Records excerpted from a collection
........

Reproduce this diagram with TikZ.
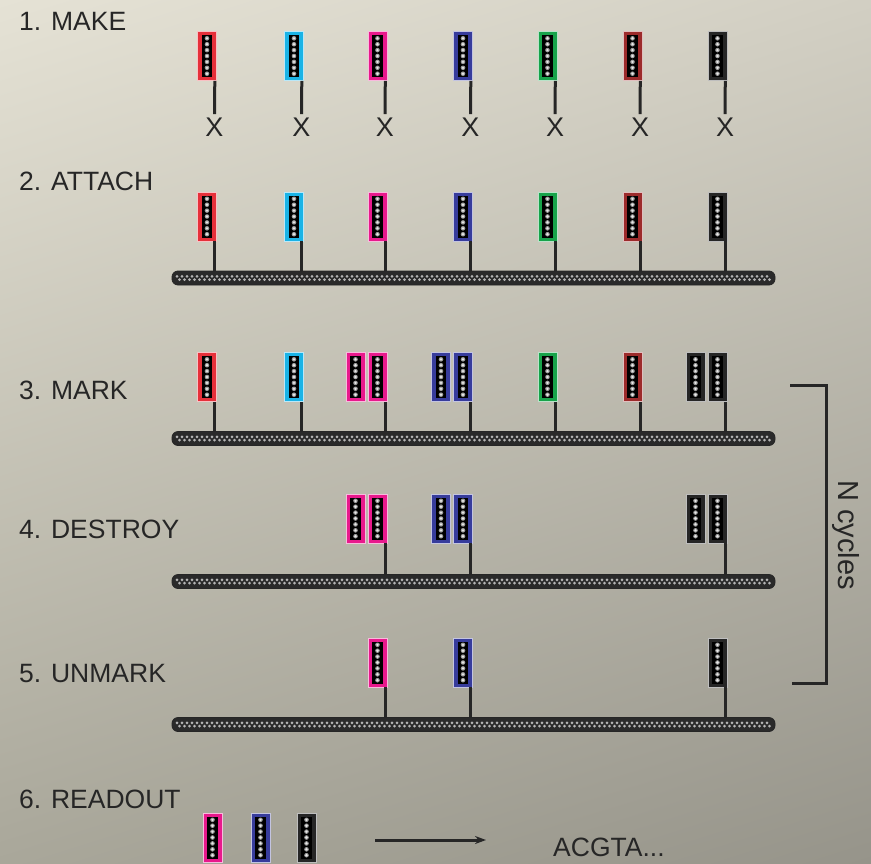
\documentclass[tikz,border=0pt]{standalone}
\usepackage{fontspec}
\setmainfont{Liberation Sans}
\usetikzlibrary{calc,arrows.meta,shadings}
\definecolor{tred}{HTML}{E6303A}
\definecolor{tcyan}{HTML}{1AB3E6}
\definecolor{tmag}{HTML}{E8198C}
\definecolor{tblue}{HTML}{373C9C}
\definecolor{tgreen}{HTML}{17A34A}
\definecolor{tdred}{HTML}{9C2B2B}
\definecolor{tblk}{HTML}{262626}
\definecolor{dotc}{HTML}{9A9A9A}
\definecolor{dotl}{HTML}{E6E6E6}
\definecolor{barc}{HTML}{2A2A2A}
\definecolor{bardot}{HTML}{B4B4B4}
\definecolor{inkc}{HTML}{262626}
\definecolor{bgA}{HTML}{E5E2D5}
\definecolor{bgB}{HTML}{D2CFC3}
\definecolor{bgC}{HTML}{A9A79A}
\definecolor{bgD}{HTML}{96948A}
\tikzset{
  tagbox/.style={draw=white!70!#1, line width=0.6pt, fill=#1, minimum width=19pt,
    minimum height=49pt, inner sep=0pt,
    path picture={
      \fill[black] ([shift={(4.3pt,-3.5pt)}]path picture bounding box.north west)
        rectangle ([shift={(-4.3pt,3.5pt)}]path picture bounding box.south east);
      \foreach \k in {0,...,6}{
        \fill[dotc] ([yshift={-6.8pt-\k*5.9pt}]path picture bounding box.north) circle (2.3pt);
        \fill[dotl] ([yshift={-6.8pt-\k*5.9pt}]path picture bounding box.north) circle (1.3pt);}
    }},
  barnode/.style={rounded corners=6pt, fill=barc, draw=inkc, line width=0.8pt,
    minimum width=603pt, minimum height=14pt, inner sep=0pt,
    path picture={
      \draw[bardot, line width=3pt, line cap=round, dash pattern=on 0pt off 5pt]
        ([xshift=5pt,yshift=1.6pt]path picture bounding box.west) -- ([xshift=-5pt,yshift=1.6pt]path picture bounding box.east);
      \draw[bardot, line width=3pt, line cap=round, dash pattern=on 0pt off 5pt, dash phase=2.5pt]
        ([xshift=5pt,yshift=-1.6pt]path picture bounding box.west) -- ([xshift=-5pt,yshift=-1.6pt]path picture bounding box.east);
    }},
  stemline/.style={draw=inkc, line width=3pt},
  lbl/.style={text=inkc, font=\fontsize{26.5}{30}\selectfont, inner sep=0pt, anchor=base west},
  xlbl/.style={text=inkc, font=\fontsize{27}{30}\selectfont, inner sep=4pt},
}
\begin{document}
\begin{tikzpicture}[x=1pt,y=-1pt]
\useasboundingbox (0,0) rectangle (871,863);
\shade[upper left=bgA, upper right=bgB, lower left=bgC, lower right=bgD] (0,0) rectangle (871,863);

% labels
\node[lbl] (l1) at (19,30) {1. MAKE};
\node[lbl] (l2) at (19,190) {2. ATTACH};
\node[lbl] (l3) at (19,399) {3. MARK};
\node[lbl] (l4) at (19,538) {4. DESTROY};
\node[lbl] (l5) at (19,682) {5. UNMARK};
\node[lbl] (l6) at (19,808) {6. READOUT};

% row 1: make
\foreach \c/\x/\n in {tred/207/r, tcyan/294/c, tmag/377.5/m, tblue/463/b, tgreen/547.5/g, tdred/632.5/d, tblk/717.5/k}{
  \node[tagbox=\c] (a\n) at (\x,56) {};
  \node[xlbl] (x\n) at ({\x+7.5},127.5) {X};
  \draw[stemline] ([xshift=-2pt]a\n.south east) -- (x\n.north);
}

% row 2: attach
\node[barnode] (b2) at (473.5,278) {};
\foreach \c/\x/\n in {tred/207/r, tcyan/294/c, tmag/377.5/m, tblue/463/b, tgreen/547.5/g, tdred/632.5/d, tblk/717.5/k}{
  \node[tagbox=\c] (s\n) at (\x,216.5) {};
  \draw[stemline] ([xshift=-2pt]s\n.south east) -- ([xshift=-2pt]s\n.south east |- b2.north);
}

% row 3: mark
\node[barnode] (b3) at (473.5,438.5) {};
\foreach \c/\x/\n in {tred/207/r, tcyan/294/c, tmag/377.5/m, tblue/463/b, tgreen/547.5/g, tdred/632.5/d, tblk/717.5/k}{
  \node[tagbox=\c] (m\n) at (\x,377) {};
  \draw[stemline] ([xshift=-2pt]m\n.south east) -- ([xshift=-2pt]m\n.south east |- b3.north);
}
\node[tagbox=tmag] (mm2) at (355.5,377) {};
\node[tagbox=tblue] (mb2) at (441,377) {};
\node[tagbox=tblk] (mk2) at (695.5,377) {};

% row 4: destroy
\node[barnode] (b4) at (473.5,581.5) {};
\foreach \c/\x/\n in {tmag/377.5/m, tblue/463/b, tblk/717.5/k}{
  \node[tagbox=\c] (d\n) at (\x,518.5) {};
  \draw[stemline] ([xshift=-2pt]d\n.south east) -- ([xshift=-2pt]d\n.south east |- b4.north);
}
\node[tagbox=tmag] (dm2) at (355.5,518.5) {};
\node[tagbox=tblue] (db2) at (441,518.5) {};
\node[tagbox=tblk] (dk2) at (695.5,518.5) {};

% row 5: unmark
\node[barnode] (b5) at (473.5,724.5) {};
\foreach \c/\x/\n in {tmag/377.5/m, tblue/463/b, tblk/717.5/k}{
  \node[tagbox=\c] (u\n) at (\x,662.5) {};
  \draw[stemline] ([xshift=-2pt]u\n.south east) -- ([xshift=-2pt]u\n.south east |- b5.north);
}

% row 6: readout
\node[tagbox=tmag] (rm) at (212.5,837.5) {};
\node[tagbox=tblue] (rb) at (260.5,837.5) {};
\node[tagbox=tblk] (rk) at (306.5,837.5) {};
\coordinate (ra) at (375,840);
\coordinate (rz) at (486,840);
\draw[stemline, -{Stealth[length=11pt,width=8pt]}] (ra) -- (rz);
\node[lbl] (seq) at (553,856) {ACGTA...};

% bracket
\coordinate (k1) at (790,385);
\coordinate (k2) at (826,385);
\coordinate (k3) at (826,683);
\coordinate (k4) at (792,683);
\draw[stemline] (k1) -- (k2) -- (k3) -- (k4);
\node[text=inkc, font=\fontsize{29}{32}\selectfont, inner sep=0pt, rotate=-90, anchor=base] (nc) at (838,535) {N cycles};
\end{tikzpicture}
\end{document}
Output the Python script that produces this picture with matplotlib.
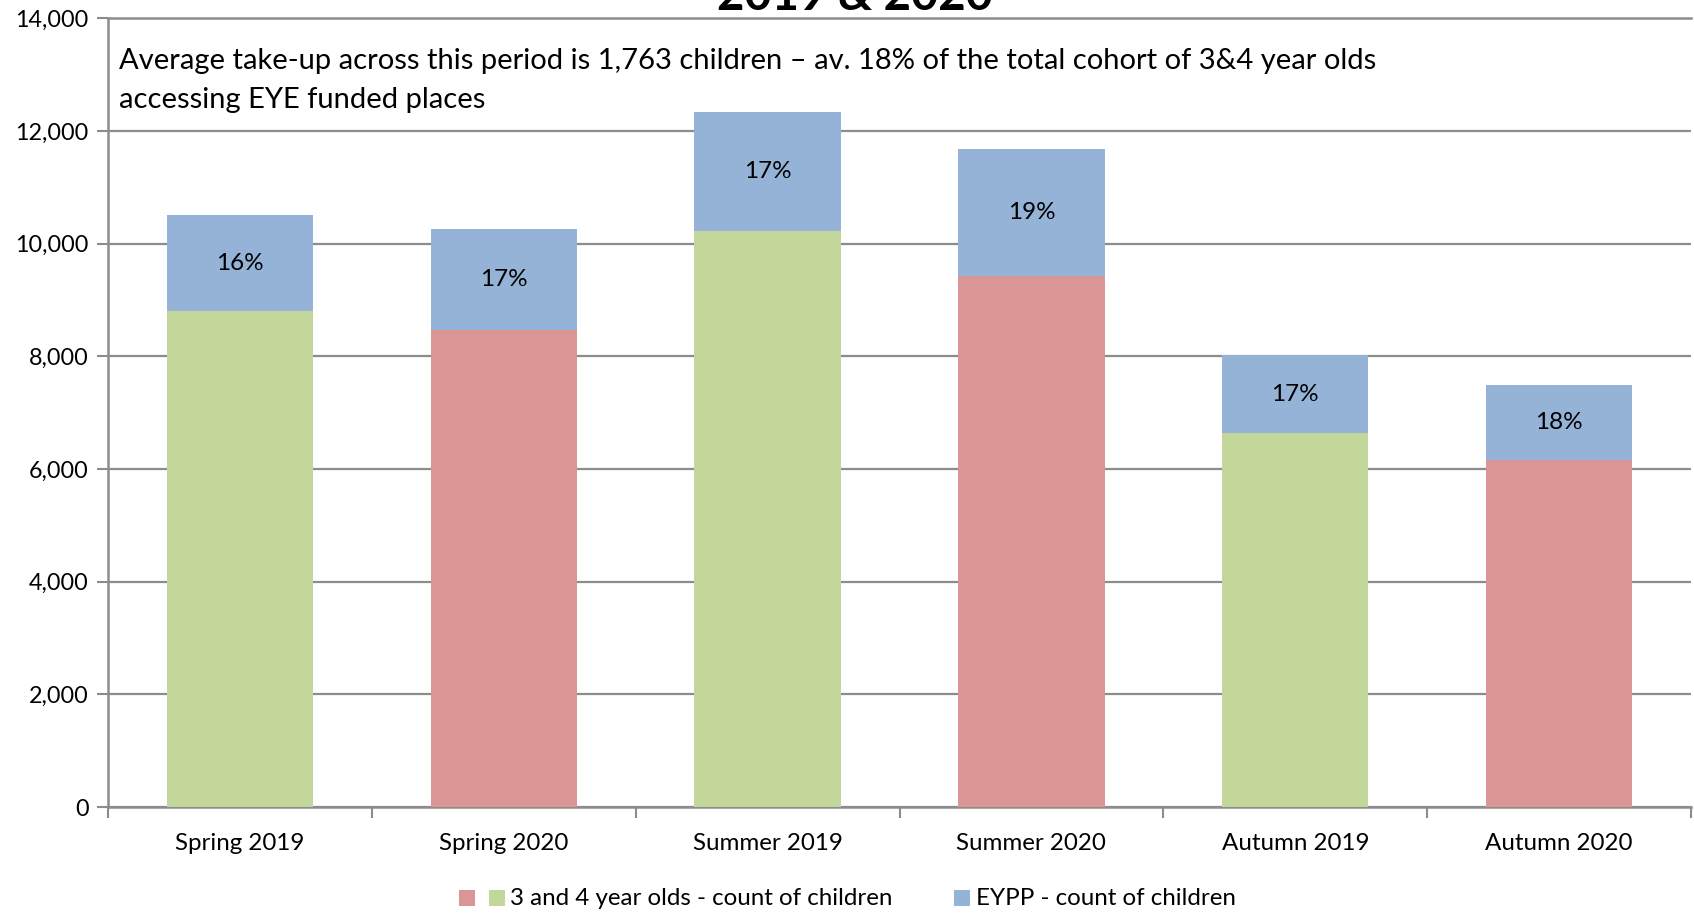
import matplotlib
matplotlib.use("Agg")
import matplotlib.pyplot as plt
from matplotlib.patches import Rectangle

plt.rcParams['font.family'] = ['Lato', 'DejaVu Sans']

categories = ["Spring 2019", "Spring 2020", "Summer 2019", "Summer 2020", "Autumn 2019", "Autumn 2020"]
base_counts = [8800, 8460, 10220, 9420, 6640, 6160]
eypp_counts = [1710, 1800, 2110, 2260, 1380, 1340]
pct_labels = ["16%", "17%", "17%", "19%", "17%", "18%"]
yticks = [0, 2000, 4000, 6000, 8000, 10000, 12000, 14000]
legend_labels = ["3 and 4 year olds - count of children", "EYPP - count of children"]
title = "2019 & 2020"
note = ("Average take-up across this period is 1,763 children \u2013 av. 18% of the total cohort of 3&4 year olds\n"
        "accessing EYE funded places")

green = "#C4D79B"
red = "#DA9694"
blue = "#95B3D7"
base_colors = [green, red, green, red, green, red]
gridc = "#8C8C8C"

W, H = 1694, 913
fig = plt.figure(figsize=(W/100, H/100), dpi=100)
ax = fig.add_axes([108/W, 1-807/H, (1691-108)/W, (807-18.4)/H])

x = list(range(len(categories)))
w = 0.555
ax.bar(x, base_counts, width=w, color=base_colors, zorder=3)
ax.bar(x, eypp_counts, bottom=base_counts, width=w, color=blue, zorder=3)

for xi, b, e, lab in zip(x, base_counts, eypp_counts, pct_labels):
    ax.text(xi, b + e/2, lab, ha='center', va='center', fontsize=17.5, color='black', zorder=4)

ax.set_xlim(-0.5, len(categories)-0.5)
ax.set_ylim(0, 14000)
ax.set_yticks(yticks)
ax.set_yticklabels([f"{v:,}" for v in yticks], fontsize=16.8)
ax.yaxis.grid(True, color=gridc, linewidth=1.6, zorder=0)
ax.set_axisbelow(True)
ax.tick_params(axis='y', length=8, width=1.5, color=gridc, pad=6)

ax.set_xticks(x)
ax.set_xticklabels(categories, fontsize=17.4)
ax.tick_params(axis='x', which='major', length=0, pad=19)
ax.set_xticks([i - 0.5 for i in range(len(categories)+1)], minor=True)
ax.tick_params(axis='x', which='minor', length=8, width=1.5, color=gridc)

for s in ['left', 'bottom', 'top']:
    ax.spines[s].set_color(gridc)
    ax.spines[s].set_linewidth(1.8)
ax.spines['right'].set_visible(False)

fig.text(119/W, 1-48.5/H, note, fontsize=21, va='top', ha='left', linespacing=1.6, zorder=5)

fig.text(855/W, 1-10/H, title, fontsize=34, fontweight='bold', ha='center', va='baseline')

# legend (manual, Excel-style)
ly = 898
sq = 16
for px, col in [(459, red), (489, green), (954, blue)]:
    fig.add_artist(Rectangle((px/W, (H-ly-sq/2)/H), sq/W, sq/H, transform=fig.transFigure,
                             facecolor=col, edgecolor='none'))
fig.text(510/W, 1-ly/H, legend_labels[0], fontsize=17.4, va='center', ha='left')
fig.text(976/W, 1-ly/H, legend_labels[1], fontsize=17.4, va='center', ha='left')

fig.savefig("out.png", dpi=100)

........

REQUIREMENT
What's needed is an exact copy of the lines above from the one with "Output the Python" through the one with "ax = fig.add_axes([108/W, 1-807/H, (1691-108)/W, (807-18.4)/H])", both included; the pictures stay out.

PROBLEM SOLUTION
Output the Python script that produces this picture with matplotlib.
import matplotlib
matplotlib.use("Agg")
import matplotlib.pyplot as plt
from matplotlib.patches import Rectangle

plt.rcParams['font.family'] = ['Lato', 'DejaVu Sans']

categories = ["Spring 2019", "Spring 2020", "Summer 2019", "Summer 2020", "Autumn 2019", "Autumn 2020"]
base_counts = [8800, 8460, 10220, 9420, 6640, 6160]
eypp_counts = [1710, 1800, 2110, 2260, 1380, 1340]
pct_labels = ["16%", "17%", "17%", "19%", "17%", "18%"]
yticks = [0, 2000, 4000, 6000, 8000, 10000, 12000, 14000]
legend_labels = ["3 and 4 year olds - count of children", "EYPP - count of children"]
title = "2019 & 2020"
note = ("Average take-up across this period is 1,763 children \u2013 av. 18% of the total cohort of 3&4 year olds\n"
        "accessing EYE funded places")

green = "#C4D79B"
red = "#DA9694"
blue = "#95B3D7"
base_colors = [green, red, green, red, green, red]
gridc = "#8C8C8C"

W, H = 1694, 913
fig = plt.figure(figsize=(W/100, H/100), dpi=100)
ax = fig.add_axes([108/W, 1-807/H, (1691-108)/W, (807-18.4)/H])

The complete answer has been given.